Most board members know- or should know- that the nonprofit organization they serve files an annual Form 990 information return with the IRS. But not every board member knows that they can, and should, review the form before it’s submitted. Read on to learn why such board reviews are important and how to make them effective.
IRS Makes Its Case
Although the IRS doesn’t require nonprofit boards of directors to review their respective Forms 990, it does encourage boards to review the return. The agency believes that a correlation may exist between board review of the return and “the accu-racy and effectiveness of the form in conveying the organization’s mission, activities, accomplishments, finances, compensation, and business relationships and transactions.” The IRS also has noted that board review of Form 990 may reflect good governance.
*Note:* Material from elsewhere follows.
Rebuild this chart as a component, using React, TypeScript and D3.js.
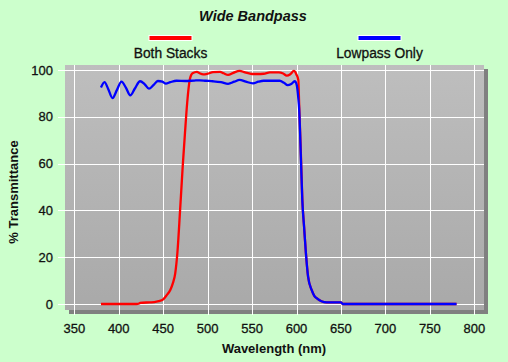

Of course, it’s not just the IRS that might scrutinize the information in your Form 990. Potential financial supporters, from individual donors to private foundations, may examine this readily available information. In addition, the media increasingly have taken an interest.
Start a Successful Review
If your board doesn’t already review Form 990, start now. Your board should receive the draft Form 990 to review before the IRS due date (the 15th day of the 5th month following the end of your organization’s taxable year or up to six months with an extension). The board needs enough time to assign review responsibilities, conduct the review and come back with any concerns. Your staff (and possibly the CPA firm that assisted in preparing the return) then needs to respond to board inquiries and make any necessary adjustments to the initial draft before submitting the final form to the IRS. Be sure to assign responsibilities appropriately. In nonprofits that have a formal review process for Form 990 in place, the task is often assigned to the audit or audit/finance committee. The better approach may be to assign particular sections of the form to those individuals with the most relevant expertise. Your professional CPA, legal and financial advisers can provide vital assistance, especially on compliance- related matters.
The excess benefit transaction risk
Certain nonprofits must report whether they engaged in any excess benefit transactions (EBTs) in the current or past tax years on their Forms 990. An EBT generally is a transaction where the nonprofit pro-vides an economic benefit to a “disqualified person” that exceeds the value of what the organization received in exchange for the benefit — for example, excessive executive compensation. Disqualified persons typically are in a position to exercise substantial influence over a nonprofit’s affairs. Disqualified persons who engage in EBTs are liable for an excise tax equal to 25% of the excess benefit. If the transaction isn’t timely corrected after the tax is imposed, an additional excise tax of 200% of the excess benefit is imposed. Disqualified persons aren’t the only ones at risk. “Organization managers,” including officers and directors, who are found to have knowingly participated in an EBT could incur an excise tax equal to 10% of the excess benefit, up to $20,000.
Pay Attention to Critical Areas
The core section of Form 990 is 12 pages long and there are up to 16 additional schedules. Form 990 reveals a wide range of information about an organization, but certain areas are more likely to draw the attention of the IRS and other stakeholders- for example:
Governance. Form 990 includes a section that requests information on organizational policies — including those regarding conflicts of interest, whistleblowers, document retention, compensation and joint ventures. It also asks questions concerning the governing body and management, such as documentation of meetings and actions and whether the governing documents have undergone any significant changes. Your board should ensure that such information is properly reported to demonstrate your organization’s transparency and accountability.
Compensation. Another section is devoted to compensation of officers, directors, trustees, key employees, highly compensated employees and independent contractors. Many organizations have made it into the headlines over the years because the media got wind of excessive compensation. Excessive compensation also can lead to costly excise taxes for excess benefit transactions (see “The excess benefit transaction risk,” above). If an individual’s position and average hours per week don’t correspond with their compensation, your board needs to address the issue by, for example, ensuring adequate documentation exists to support the compensation level.
Cost allocation. Form 990 of 501(c)(3) or (4) organizations allows users to compare earned revenues with expenses, including for the organization’s three largest program services. It also provides a breakdown of functional expenses among pro-gram services expenses, management and general expenses, and fundraising expenses.
According to the IRS, a board’s review of Form 990 is a sign that the board is “proactive, informed and engaged” to ensure their nonprofit is organized and operated solely for exempt purposes. That stance- combined with the intensified interest of donors, funders and the media- make formal board review essential.